**WRITTEN EXERCISE:**
Write the data out again exactly, with no pictures.
***** DATASET CONTENT
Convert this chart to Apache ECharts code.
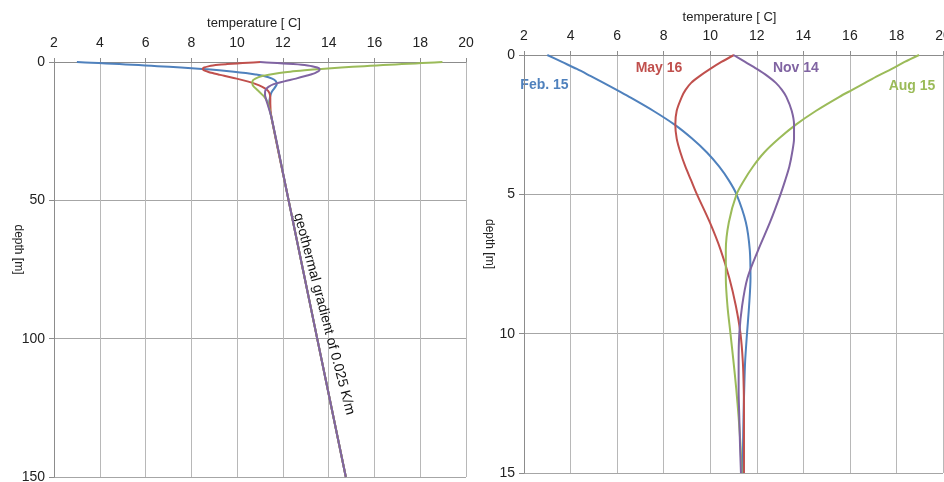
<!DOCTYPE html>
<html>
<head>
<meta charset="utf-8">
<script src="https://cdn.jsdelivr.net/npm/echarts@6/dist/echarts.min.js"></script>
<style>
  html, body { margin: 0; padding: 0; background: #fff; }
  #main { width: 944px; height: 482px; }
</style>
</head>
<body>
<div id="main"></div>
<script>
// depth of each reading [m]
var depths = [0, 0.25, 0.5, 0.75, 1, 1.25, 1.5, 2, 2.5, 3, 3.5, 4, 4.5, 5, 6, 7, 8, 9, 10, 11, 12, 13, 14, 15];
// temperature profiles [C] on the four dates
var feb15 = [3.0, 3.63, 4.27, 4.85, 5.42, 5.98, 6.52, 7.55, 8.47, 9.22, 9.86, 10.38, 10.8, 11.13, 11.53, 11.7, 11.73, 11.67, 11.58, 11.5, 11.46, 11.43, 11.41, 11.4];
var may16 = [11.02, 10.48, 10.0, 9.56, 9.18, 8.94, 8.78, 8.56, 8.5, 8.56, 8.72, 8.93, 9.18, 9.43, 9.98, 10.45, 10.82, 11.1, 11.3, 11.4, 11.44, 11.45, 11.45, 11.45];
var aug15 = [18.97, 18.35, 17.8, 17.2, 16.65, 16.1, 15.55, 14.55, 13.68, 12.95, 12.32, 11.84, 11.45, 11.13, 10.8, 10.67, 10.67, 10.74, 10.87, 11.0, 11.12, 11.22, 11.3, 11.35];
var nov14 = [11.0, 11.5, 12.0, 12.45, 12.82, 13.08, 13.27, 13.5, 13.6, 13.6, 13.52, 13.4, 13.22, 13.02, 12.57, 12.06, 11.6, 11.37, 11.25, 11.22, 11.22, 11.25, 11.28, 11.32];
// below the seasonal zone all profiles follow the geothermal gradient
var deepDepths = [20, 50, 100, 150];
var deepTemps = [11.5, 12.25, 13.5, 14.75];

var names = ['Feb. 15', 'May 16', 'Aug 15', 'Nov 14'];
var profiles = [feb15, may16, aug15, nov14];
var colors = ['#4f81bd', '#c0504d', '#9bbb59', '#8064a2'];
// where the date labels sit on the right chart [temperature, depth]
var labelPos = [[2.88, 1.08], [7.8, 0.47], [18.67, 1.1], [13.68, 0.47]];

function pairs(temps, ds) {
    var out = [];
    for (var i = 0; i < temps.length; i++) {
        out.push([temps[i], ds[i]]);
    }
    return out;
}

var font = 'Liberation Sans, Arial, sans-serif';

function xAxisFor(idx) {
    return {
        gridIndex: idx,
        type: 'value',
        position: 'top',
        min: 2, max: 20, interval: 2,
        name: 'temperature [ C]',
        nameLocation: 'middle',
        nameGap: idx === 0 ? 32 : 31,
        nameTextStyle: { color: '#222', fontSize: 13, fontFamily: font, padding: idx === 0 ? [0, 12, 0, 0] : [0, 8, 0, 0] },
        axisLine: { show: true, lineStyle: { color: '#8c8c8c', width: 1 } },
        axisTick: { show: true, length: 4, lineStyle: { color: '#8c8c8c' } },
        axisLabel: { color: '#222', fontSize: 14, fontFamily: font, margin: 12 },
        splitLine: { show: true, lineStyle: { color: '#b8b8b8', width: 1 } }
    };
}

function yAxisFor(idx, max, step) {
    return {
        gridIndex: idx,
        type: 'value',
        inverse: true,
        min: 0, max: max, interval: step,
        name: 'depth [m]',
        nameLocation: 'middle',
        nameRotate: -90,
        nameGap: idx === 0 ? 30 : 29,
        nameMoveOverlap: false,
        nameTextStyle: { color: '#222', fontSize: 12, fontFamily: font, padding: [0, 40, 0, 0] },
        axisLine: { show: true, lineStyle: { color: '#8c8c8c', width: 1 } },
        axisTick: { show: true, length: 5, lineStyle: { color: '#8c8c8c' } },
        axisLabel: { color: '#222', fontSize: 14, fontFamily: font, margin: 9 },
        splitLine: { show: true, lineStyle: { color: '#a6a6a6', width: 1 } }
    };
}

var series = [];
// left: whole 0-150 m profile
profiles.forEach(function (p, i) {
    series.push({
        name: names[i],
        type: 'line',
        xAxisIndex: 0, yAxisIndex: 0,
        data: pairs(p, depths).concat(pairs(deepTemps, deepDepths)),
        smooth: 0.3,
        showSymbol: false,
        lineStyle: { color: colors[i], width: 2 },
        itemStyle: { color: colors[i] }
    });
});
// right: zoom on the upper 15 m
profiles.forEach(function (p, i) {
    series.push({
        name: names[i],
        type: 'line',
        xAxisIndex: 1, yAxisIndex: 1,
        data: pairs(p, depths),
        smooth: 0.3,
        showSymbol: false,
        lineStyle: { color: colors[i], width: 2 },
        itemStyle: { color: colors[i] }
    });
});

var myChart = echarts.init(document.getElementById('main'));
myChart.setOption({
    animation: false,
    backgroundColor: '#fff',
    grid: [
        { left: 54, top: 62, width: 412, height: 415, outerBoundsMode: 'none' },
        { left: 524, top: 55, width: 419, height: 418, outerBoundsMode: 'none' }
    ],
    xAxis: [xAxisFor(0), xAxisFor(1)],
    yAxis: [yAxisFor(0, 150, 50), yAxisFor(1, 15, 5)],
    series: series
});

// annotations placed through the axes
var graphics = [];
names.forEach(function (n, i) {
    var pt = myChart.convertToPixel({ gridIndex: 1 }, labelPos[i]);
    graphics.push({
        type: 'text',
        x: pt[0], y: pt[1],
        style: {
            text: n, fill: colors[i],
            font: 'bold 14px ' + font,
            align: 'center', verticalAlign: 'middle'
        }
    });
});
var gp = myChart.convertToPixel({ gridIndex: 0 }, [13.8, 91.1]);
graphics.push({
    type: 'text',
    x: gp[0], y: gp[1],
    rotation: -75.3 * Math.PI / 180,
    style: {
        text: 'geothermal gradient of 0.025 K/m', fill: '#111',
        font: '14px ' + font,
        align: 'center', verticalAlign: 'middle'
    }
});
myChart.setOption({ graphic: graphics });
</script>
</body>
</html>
**********
**EXPECTED ANSWER:**
Convert this chart to Apache ECharts code.
<!DOCTYPE html>
<html>
<head>
<meta charset="utf-8">
<script src="https://cdn.jsdelivr.net/npm/echarts@6/dist/echarts.min.js"></script>
<style>
  html, body { margin: 0; padding: 0; background: #fff; }
  #main { width: 944px; height: 482px; }
</style>
</head>
<body>
<div id="main"></div>
<script>
// depth of each reading [m]
var depths = [0, 0.25, 0.5, 0.75, 1, 1.25, 1.5, 2, 2.5, 3, 3.5, 4, 4.5, 5, 6, 7, 8, 9, 10, 11, 12, 13, 14, 15];
// temperature profiles [C] on the four dates
var feb15 = [3.0, 3.63, 4.27, 4.85, 5.42, 5.98, 6.52, 7.55, 8.47, 9.22, 9.86, 10.38, 10.8, 11.13, 11.53, 11.7, 11.73, 11.67, 11.58, 11.5, 11.46, 11.43, 11.41, 11.4];
var may16 = [11.02, 10.48, 10.0, 9.56, 9.18, 8.94, 8.78, 8.56, 8.5, 8.56, 8.72, 8.93, 9.18, 9.43, 9.98, 10.45, 10.82, 11.1, 11.3, 11.4, 11.44, 11.45, 11.45, 11.45];
var aug15 = [18.97, 18.35, 17.8, 17.2, 16.65, 16.1, 15.55, 14.55, 13.68, 12.95, 12.32, 11.84, 11.45, 11.13, 10.8, 10.67, 10.67, 10.74, 10.87, 11.0, 11.12, 11.22, 11.3, 11.35];
var nov14 = [11.0, 11.5, 12.0, 12.45, 12.82, 13.08, 13.27, 13.5, 13.6, 13.6, 13.52, 13.4, 13.22, 13.02, 12.57, 12.06, 11.6, 11.37, 11.25, 11.22, 11.22, 11.25, 11.28, 11.32];
// below the seasonal zone all profiles follow the geothermal gradient
var deepDepths = [20, 50, 100, 150];
var deepTemps = [11.5, 12.25, 13.5, 14.75];

var names = ['Feb. 15', 'May 16', 'Aug 15', 'Nov 14'];
var profiles = [feb15, may16, aug15, nov14];
var colors = ['#4f81bd', '#c0504d', '#9bbb59', '#8064a2'];
// where the date labels sit on the right chart [temperature, depth]
var labelPos = [[2.88, 1.08], [7.8, 0.47], [18.67, 1.1], [13.68, 0.47]];

function pairs(temps, ds) {
    var out = [];
    for (var i = 0; i < temps.length; i++) {
        out.push([temps[i], ds[i]]);
    }
    return out;
}

var font = 'Liberation Sans, Arial, sans-serif';

function xAxisFor(idx) {
    return {
        gridIndex: idx,
        type: 'value',
        position: 'top',
        min: 2, max: 20, interval: 2,
        name: 'temperature [ C]',
        nameLocation: 'middle',
        nameGap: idx === 0 ? 32 : 31,
        nameTextStyle: { color: '#222', fontSize: 13, fontFamily: font, padding: idx === 0 ? [0, 12, 0, 0] : [0, 8, 0, 0] },
        axisLine: { show: true, lineStyle: { color: '#8c8c8c', width: 1 } },
        axisTick: { show: true, length: 4, lineStyle: { color: '#8c8c8c' } },
        axisLabel: { color: '#222', fontSize: 14, fontFamily: font, margin: 12 },
        splitLine: { show: true, lineStyle: { color: '#b8b8b8', width: 1 } }
    };
}

function yAxisFor(idx, max, step) {
    return {
        gridIndex: idx,
        type: 'value',
        inverse: true,
        min: 0, max: max, interval: step,
        name: 'depth [m]',
        nameLocation: 'middle',
        nameRotate: -90,
        nameGap: idx === 0 ? 30 : 29,
        nameMoveOverlap: false,
        nameTextStyle: { color: '#222', fontSize: 12, fontFamily: font, padding: [0, 40, 0, 0] },
        axisLine: { show: true, lineStyle: { color: '#8c8c8c', width: 1 } },
        axisTick: { show: true, length: 5, lineStyle: { color: '#8c8c8c' } },
        axisLabel: { color: '#222', fontSize: 14, fontFamily: font, margin: 9 },
        splitLine: { show: true, lineStyle: { color: '#a6a6a6', width: 1 } }
    };
}

var series = [];
// left: whole 0-150 m profile
profiles.forEach(function (p, i) {
    series.push({
        name: names[i],
        type: 'line',
        xAxisIndex: 0, yAxisIndex: 0,
        data: pairs(p, depths).concat(pairs(deepTemps, deepDepths)),
        smooth: 0.3,
        showSymbol: false,
        lineStyle: { color: colors[i], width: 2 },
        itemStyle: { color: colors[i] }
    });
});
// right: zoom on the upper 15 m
profiles.forEach(function (p, i) {
    series.push({
        name: names[i],
        type: 'line',
        xAxisIndex: 1, yAxisIndex: 1,
        data: pairs(p, depths),
        smooth: 0.3,
        showSymbol: false,
        lineStyle: { color: colors[i], width: 2 },
        itemStyle: { color: colors[i] }
    });
});

var myChart = echarts.init(document.getElementById('main'));
myChart.setOption({
    animation: false,
    backgroundColor: '#fff',
    grid: [
        { left: 54, top: 62, width: 412, height: 415, outerBoundsMode: 'none' },
        { left: 524, top: 55, width: 419, height: 418, outerBoundsMode: 'none' }
    ],
    xAxis: [xAxisFor(0), xAxisFor(1)],
    yAxis: [yAxisFor(0, 150, 50), yAxisFor(1, 15, 5)],
    series: series
});

// annotations placed through the axes
var graphics = [];
names.forEach(function (n, i) {
    var pt = myChart.convertToPixel({ gridIndex: 1 }, labelPos[i]);
    graphics.push({
        type: 'text',
        x: pt[0], y: pt[1],
        style: {
            text: n, fill: colors[i],
            font: 'bold 14px ' + font,
            align: 'center', verticalAlign: 'middle'
        }
    });
});
var gp = myChart.convertToPixel({ gridIndex: 0 }, [13.8, 91.1]);
graphics.push({
    type: 'text',
    x: gp[0], y: gp[1],
    rotation: -75.3 * Math.PI / 180,
    style: {
        text: 'geothermal gradient of 0.025 K/m', fill: '#111',
        font: '14px ' + font,
        align: 'center', verticalAlign: 'middle'
    }
});
myChart.setOption({ graphic: graphics });
</script>
</body>
</html>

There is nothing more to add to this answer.